§ **Written request**:
Give the data below again, word for word.
-*-*-
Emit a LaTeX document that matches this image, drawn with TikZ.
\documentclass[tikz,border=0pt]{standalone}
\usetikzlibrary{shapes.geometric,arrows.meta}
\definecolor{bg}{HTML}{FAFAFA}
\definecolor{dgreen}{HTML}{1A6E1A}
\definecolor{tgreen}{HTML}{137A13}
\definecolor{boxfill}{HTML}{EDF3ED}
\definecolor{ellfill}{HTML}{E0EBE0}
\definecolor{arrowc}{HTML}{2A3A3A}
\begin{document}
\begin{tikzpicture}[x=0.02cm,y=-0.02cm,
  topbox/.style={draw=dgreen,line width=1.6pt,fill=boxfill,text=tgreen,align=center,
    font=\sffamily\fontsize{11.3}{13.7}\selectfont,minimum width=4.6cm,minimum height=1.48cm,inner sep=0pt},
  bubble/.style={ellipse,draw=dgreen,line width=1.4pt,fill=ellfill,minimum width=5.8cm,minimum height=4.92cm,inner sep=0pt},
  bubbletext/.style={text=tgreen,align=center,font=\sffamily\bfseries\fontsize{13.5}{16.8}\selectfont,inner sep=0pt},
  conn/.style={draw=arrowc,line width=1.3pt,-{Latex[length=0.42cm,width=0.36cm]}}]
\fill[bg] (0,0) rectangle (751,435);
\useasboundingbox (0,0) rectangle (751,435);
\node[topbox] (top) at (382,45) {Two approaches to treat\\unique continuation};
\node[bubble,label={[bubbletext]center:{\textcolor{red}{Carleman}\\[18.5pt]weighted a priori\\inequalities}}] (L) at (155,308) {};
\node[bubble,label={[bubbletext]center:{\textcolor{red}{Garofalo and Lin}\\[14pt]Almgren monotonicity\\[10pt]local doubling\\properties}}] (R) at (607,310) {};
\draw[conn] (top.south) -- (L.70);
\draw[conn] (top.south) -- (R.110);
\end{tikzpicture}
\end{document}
-*-*-
§ **Output for this exercise**:
Emit a LaTeX document that matches this image, drawn with TikZ.
\documentclass[tikz,border=0pt]{standalone}
\usetikzlibrary{shapes.geometric,arrows.meta}
\definecolor{bg}{HTML}{FAFAFA}
\definecolor{dgreen}{HTML}{1A6E1A}
\definecolor{tgreen}{HTML}{137A13}
\definecolor{boxfill}{HTML}{EDF3ED}
\definecolor{ellfill}{HTML}{E0EBE0}
\definecolor{arrowc}{HTML}{2A3A3A}
\begin{document}
\begin{tikzpicture}[x=0.02cm,y=-0.02cm,
  topbox/.style={draw=dgreen,line width=1.6pt,fill=boxfill,text=tgreen,align=center,
    font=\sffamily\fontsize{11.3}{13.7}\selectfont,minimum width=4.6cm,minimum height=1.48cm,inner sep=0pt},
  bubble/.style={ellipse,draw=dgreen,line width=1.4pt,fill=ellfill,minimum width=5.8cm,minimum height=4.92cm,inner sep=0pt},
  bubbletext/.style={text=tgreen,align=center,font=\sffamily\bfseries\fontsize{13.5}{16.8}\selectfont,inner sep=0pt},
  conn/.style={draw=arrowc,line width=1.3pt,-{Latex[length=0.42cm,width=0.36cm]}}]
\fill[bg] (0,0) rectangle (751,435);
\useasboundingbox (0,0) rectangle (751,435);
\node[topbox] (top) at (382,45) {Two approaches to treat\\unique continuation};
\node[bubble,label={[bubbletext]center:{\textcolor{red}{Carleman}\\[18.5pt]weighted a priori\\inequalities}}] (L) at (155,308) {};
\node[bubble,label={[bubbletext]center:{\textcolor{red}{Garofalo and Lin}\\[14pt]Almgren monotonicity\\[10pt]local doubling\\properties}}] (R) at (607,310) {};
\draw[conn] (top.south) -- (L.70);
\draw[conn] (top.south) -- (R.110);
\end{tikzpicture}
\end{document}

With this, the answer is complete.